Solve the Right Problem at the Right Time

What if you’re solving the right problems…

But at the wrong time?

Focusing all your energy on fixing the parts of your business that won’t make much of an impact (at least not yet)?

Things like:

  • Obsessing over your website’s low conversion rate, while overlooking the fact that there’s not enough quality traffic to the site to begin with.
  • Tinkering endlessly with your job candidate selection and interviewing process, while overlooking the fact that you’re not actually attracting any solid applicants.
  • Agonizing over your company’s visual branding, while overlooking the fact that there’s nothing that truly differentiates your product from any other.

Just because you’ve spotted a problem doesn’t mean that it should be your immediate priority. Before you commit to finding a solution, stop and ask yourself:

“Is this problem the critical bottleneck that’s currently getting in the way of achieving my goal?”

In other words, is there a more pressing problem that requires your attention first? An issue that will limit the potential positive impact you’ll get by solving that original problem?

  • Fixing your website’s low conversion rate won’t help much if your website gets little targeted traffic.
  • Perfecting your job candidate selection and interviewing process won’t help much until you figure out why you’re not attracting any solid applicants.
  • Creating the most stunning visual branding for your company won’t help much if prospects don’t see why your product is the perfect fit for their particular needs.

If you’re not addressing the critical bottleneck, you want to take a moment to think about where you could better invest your limited resources.

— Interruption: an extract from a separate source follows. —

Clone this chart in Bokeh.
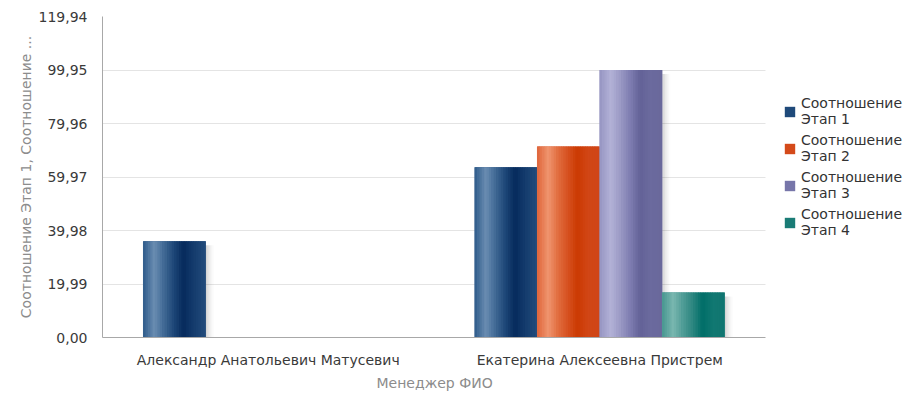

There’s always an opportunity cost to focusing on any one problem over another. If you focus your time, money, and energy on solving problem B (“your website’s low conversion rate”), you have that much less time, money, and energy left to solve problem A (“lack of traffic to your website”).

What will you do today to start focusing on the right problems at the right time?

Will you take a step back and ask yourself if the parts of your business that you’re trying to fix are actually the parts that most urgently require your attention?